### Exercise details
Copy each line exactly. Drop every picture.

### Dataset excerpt
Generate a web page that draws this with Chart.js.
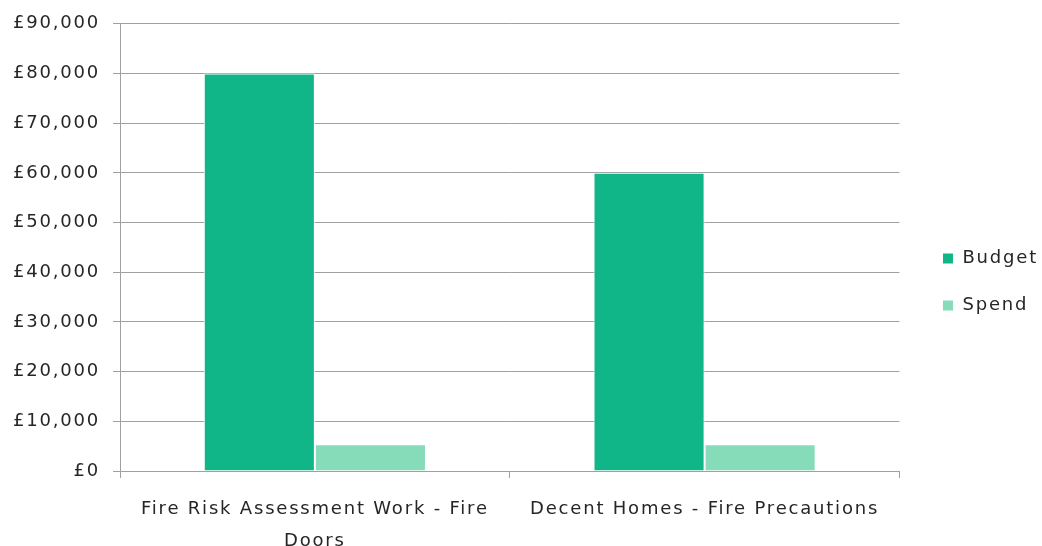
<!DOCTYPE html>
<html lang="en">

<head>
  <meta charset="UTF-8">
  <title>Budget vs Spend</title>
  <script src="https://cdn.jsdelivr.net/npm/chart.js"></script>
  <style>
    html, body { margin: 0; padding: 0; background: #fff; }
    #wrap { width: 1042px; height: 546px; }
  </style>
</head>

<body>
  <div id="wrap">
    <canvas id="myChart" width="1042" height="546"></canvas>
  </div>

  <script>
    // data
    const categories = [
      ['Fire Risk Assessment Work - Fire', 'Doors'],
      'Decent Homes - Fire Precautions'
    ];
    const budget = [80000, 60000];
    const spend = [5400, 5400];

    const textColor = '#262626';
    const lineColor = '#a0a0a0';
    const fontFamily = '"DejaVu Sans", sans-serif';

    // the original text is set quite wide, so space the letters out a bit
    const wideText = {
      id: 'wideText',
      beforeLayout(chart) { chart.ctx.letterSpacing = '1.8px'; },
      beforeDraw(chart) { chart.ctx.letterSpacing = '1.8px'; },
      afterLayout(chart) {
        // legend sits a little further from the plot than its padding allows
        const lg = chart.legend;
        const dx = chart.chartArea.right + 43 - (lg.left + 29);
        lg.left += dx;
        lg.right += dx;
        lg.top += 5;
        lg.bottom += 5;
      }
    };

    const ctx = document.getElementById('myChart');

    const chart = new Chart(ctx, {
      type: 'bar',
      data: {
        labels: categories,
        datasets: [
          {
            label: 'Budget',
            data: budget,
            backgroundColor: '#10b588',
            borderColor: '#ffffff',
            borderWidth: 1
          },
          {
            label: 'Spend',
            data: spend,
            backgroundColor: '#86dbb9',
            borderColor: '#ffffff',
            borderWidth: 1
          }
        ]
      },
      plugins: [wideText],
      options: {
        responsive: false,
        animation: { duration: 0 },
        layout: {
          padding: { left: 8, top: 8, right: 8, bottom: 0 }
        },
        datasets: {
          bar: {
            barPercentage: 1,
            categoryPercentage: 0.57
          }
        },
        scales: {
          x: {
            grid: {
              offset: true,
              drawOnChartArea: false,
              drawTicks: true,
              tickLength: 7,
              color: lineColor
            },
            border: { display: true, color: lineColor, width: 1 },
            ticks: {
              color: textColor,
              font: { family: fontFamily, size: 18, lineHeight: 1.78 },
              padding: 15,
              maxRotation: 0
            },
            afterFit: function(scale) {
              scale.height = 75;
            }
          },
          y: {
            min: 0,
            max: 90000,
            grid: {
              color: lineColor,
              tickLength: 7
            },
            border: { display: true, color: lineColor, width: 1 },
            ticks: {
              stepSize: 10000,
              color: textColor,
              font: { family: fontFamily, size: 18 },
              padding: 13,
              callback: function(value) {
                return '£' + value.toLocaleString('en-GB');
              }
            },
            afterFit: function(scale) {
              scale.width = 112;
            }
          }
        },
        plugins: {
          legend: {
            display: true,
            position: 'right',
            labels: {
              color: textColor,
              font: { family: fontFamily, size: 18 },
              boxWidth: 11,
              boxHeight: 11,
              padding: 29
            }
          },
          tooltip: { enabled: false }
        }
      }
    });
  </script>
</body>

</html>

### Result
Generate a web page that draws this with Chart.js.
<!DOCTYPE html>
<html lang="en">

<head>
  <meta charset="UTF-8">
  <title>Budget vs Spend</title>
  <script src="https://cdn.jsdelivr.net/npm/chart.js"></script>
  <style>
    html, body { margin: 0; padding: 0; background: #fff; }
    #wrap { width: 1042px; height: 546px; }
  </style>
</head>

<body>
  <div id="wrap">
    <canvas id="myChart" width="1042" height="546"></canvas>
  </div>

  <script>
    // data
    const categories = [
      ['Fire Risk Assessment Work - Fire', 'Doors'],
      'Decent Homes - Fire Precautions'
    ];
    const budget = [80000, 60000];
    const spend = [5400, 5400];

    const textColor = '#262626';
    const lineColor = '#a0a0a0';
    const fontFamily = '"DejaVu Sans", sans-serif';

    // the original text is set quite wide, so space the letters out a bit
    const wideText = {
      id: 'wideText',
      beforeLayout(chart) { chart.ctx.letterSpacing = '1.8px'; },
      beforeDraw(chart) { chart.ctx.letterSpacing = '1.8px'; },
      afterLayout(chart) {
        // legend sits a little further from the plot than its padding allows
        const lg = chart.legend;
        const dx = chart.chartArea.right + 43 - (lg.left + 29);
        lg.left += dx;
        lg.right += dx;
        lg.top += 5;
        lg.bottom += 5;
      }
    };

    const ctx = document.getElementById('myChart');

    const chart = new Chart(ctx, {
      type: 'bar',
      data: {
        labels: categories,
        datasets: [
          {
            label: 'Budget',
            data: budget,
            backgroundColor: '#10b588',
            borderColor: '#ffffff',
            borderWidth: 1
          },
          {
            label: 'Spend',
            data: spend,
            backgroundColor: '#86dbb9',
            borderColor: '#ffffff',
            borderWidth: 1
          }
        ]
      },
      plugins: [wideText],
      options: {
        responsive: false,
        animation: { duration: 0 },
        layout: {
          padding: { left: 8, top: 8, right: 8, bottom: 0 }
        },
        datasets: {
          bar: {
            barPercentage: 1,
            categoryPercentage: 0.57
          }
        },
        scales: {
          x: {
            grid: {
              offset: true,
              drawOnChartArea: false,
              drawTicks: true,
              tickLength: 7,
              color: lineColor
            },
            border: { display: true, color: lineColor, width: 1 },
            ticks: {
              color: textColor,
              font: { family: fontFamily, size: 18, lineHeight: 1.78 },
              padding: 15,
              maxRotation: 0
            },
            afterFit: function(scale) {
              scale.height = 75;
            }
          },
          y: {
            min: 0,
            max: 90000,
            grid: {
              color: lineColor,
              tickLength: 7
            },
            border: { display: true, color: lineColor, width: 1 },
            ticks: {
              stepSize: 10000,
              color: textColor,
              font: { family: fontFamily, size: 18 },
              padding: 13,
              callback: function(value) {
                return '£' + value.toLocaleString('en-GB');
              }
            },
            afterFit: function(scale) {
              scale.width = 112;
            }
          }
        },
        plugins: {
          legend: {
            display: true,
            position: 'right',
            labels: {
              color: textColor,
              font: { family: fontFamily, size: 18 },
              boxWidth: 11,
              boxHeight: 11,
              padding: 29
            }
          },
          tooltip: { enabled: false }
        }
      }
    });
  </script>
</body>

</html>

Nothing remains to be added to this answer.